Design and development of novel robotic platforms. Based on the obtained results, the NTUA team will design and build an experimental quadruped robot with multi-joint, variable compliance legs and articulated, compliant body to to conduct experiments for the evaluation of the theoretical analysis. During the development of the quadruped robot, results from animal and human locomotion analysis, as well as those from multi-legged and biped robots research, will be taken into consideration. It is expected that the new quadruped robot will perform dynamic stable motion at high speeds through uneven terrains.

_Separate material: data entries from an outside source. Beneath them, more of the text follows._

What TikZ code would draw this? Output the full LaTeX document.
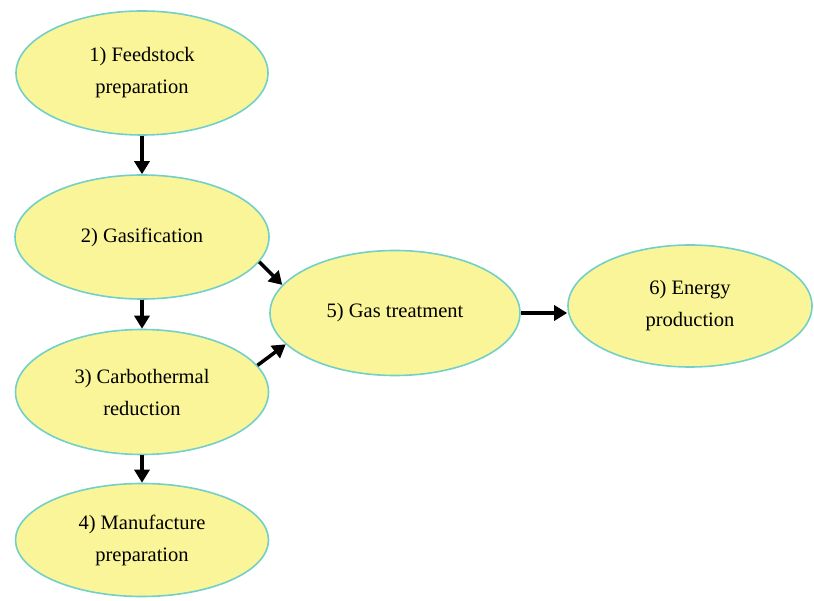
\documentclass[tikz,border=0pt]{standalone}
\usepackage{fontspec}
\setmainfont{Liberation Serif}
\usetikzlibrary{shapes.geometric,arrows.meta}
\definecolor{ellfill}{RGB}{250,245,152}
\definecolor{ellline}{RGB}{115,208,200}
\tikzset{
  stage/.style={ellipse, draw=ellline, line width=1.6pt, fill=ellfill, inner sep=0pt,
    align=center, font=\fontsize{20.5}{32}\selectfont, text=black},
  flow/.style={line width=3.5pt, -{Triangle[length=13pt,width=15pt]}}
}
\begin{document}
\begin{tikzpicture}[x=1pt,y=-1pt]
\useasboundingbox (0,0) rectangle (814,601);
\node[stage, minimum width=252pt, minimum height=124pt] (n1) at (142,73) {1) Feedstock\\preparation};
\node[stage, minimum width=254pt, minimum height=124pt] (n2) at (142,237) {2) Gasification};
\node[stage, minimum width=253pt, minimum height=125pt] (n3) at (142,392) {3) Carbothermal\\reduction};
\node[stage, minimum width=253pt, minimum height=113pt] (n4) at (142,540) {4) Manufacture\\preparation};
\node[stage, minimum width=250pt, minimum height=125pt] (n5) at (395,313) {5) Gas treatment};
\node[stage, minimum width=244pt, minimum height=122pt] (n6) at (690,306) {6) Energy\\production};
\draw[flow] (n1.south) -- (n2.north);
\draw[flow] (n2.south) -- (n3.north);
\draw[flow] (n3.south) -- (n4.north);
\draw[flow] (n2.-12) -- (n5.166);
\draw[flow] (n3.13) -- (n5.-164);
\draw[flow] (n5.east) -- (n5.east -| n6.west);
\end{tikzpicture}
\end{document}
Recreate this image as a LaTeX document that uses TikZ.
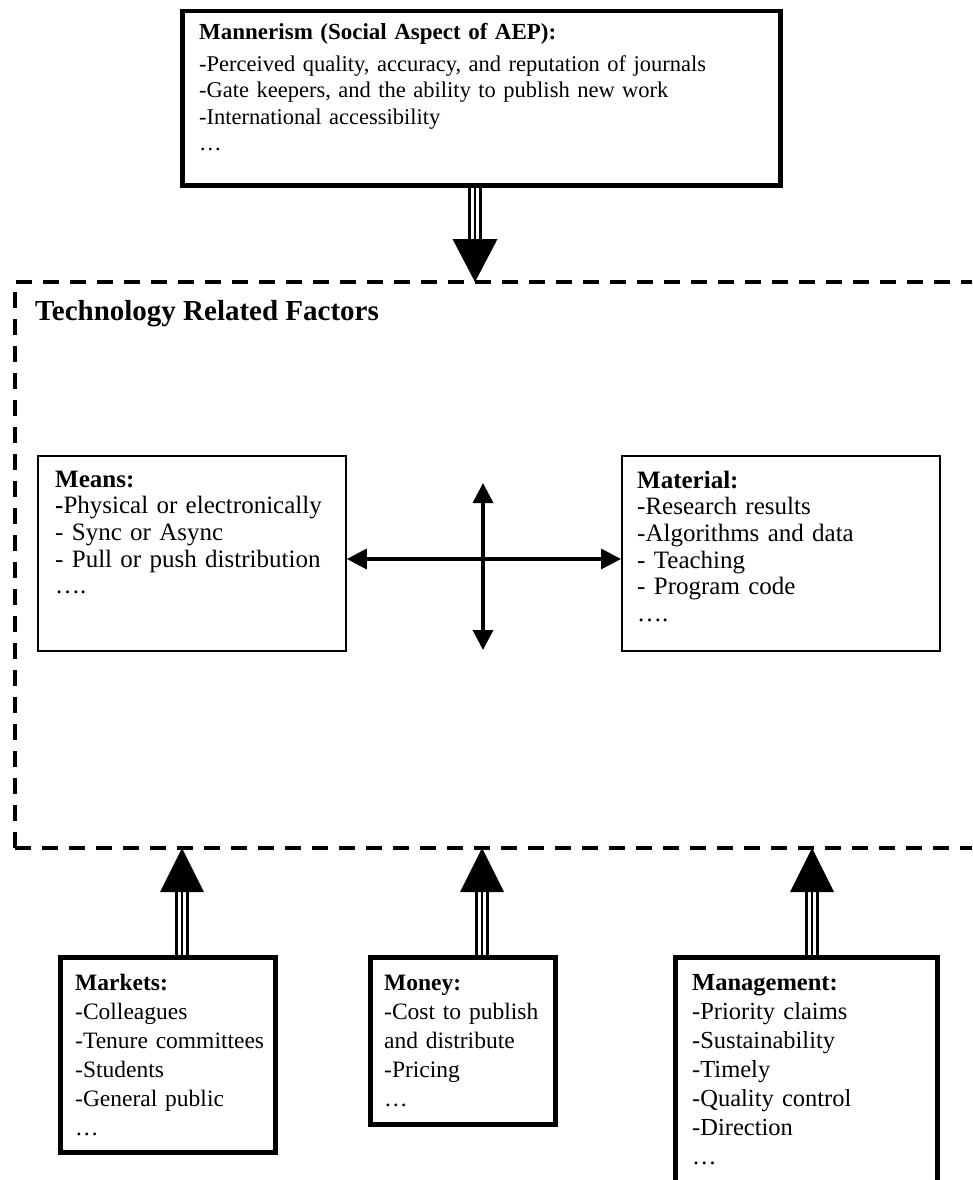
\documentclass[tikz,border=0pt]{standalone}
\usepackage{fontspec}
\setmainfont{Liberation Serif}
\usetikzlibrary{arrows.meta,calc}
\begin{document}
\begin{tikzpicture}[x=1pt,y=-1pt,
  thickbox/.style={draw=black,line width=4.5pt,rectangle,inner sep=0pt,anchor=north west},
  thinbox/.style={draw=black,line width=1.8pt,rectangle,inner sep=0pt,anchor=north west},
  txt/.style={anchor=base west,inner sep=0pt,align=left},
  topfont/.style={font=\fontsize{22.5}{26.5}\selectfont},
  midfont/.style={font=\fontsize{25}{26.7}\selectfont},
  botfont/.style={font=\fontsize{23.5}{29}\selectfont},
  dashframe/.style={line width=4.7pt,dash pattern=on 16pt off 11pt},
  cross/.style={line width=3.5pt,{Triangle[length=20pt,width=20pt]}-{Triangle[length=20pt,width=20pt]}},
  shaft/.style={draw=black,line width=14pt,postaction={draw=white,line width=8pt},postaction={draw=black,line width=2pt}},
  head/.style={fill=black,draw=none}]
\useasboundingbox (0,0) rectangle (972,1180);

% top box
\node[thickbox,minimum width=598pt,minimum height=174pt] (mann) at (180,9) {};
\node[txt,topfont,text width=570pt] (manntxt) at (199,40)
 {{\bfseries\fontsize{23}{26.5}\selectfont Mannerism (Social Aspect of AEP):}\\[5pt]
  -Perceived quality, accuracy, and reputation of journals\\
  -Gate keepers, and the ability to publish new work\\
  -International accessibility\\
  …};

% dashed frame
\draw[dashframe] (15,848) -- (15,282) -- (972,282);
\draw[dashframe] (15,848) -- (972,848);
\node[txt,font=\bfseries\fontsize{29}{34}\selectfont] (trf) at (35,320) {Technology Related Factors};

% arrow down from top box
\coordinate (ftop) at (475,282);
\draw[shaft] (mann.south -| ftop) -- ($(ftop)+(0,-43)$);
\fill[head] (ftop) -- ++(-22.5,-43) -- ++(45,0) -- cycle;

% means / material
\node[thinbox,minimum width=308pt,minimum height=195pt] (means) at (37,455) {};
\node[txt,midfont,text width=285pt] (meanstxt) at (55,487)
 {\textbf{Means:}\\
  \textbf{-}Physical or electronically\\
  - Sync or Async\\
  - Pull or push distribution\\
  ….};
\node[thinbox,minimum width=318pt,minimum height=195pt] (mat) at (621,455) {};
\node[txt,midfont,text width=290pt] (mattxt) at (637,488)
 {\textbf{Material:}\\
  -Research results\\
  -Algorithms and data\\
  - Teaching\\
  - Program code\\
  ….};

\coordinate (hc) at (483,559);
\coordinate (vtop) at (483,483);
\coordinate (vbot) at (483,650);
\draw[cross] (means.east |- hc) -- (mat.west |- hc);
\draw[cross] (vtop) -- (vbot);

% bottom boxes
\node[thickbox,minimum width=215pt,minimum height=195pt] (mkt) at (58,955) {};
\node[txt,botfont,text width=200pt] (mkttxt) at (75,990)
 {\textbf{Markets:}\\
  -Colleagues\\
  -Tenure committees\\
  -Students\\
  -General public\\
  …};
\node[thickbox,minimum width=185pt,minimum height=167pt] (money) at (368,955) {};
\node[txt,botfont,text width=170pt] (moneytxt) at (384,990)
 {\textbf{Money:}\\
  -Cost to publish\\
  and distribute\\
  -Pricing\\
  …};
\node[thickbox,minimum width=262pt,minimum height=270pt] (mgmt) at (673,955) {};
\node[txt,font=\fontsize{24.5}{29}\selectfont,text width=240pt] (mgmttxt) at (692,990)
 {\textbf{Management:}\\
  -Priority claims\\
  -Sustainability\\
  -Timely\\
  -Quality control\\
  -Direction\\
  …};

% up arrows
\coordinate (tmk) at (182,848);
\coordinate (tmo) at (482,848);
\coordinate (tmg) at (812,848);
\foreach \t/\b in {tmk/mkt,tmo/money,tmg/mgmt}{
  \draw[shaft] (\b.north -| \t) -- ($(\t)+(0,44)$);
  \fill[head] (\t) -- ++(-22,44) -- ++(44,0) -- cycle;
}
\end{tikzpicture}
\end{document}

The FORTH team will develop multi-legged robotic prototypes including novel actuation methods, flexible elements, and implementing a distributed control and sensing architecture. Studying the interaction between these robots and different substrates, on custom test-beds, will reveal how the former can handle terrain irregularities.
Experimental evaluation and redesign. The UTH team will conduct walking and running experiments with humans, animals and developed robotic systems to evaluate robot performance and the correlation between machine and animal locomotion. The NTUA team will conduct experiments with the novel quadruped robot to evaluate and validate the theoretical analysis. During this process results will be used for redesign. The FORTH team will conduct experiments with its multi-legged robotic prototypes, for evaluation and, possibly, model/control/prototype enhancement or redesign. The FORTH team will also use its FUJITSU HOAP-3 robot, or other analogous robots, to evaluate its bipedal locomotion control strategies. The results will be compared to those obtained by UTH for human locomotion analysis.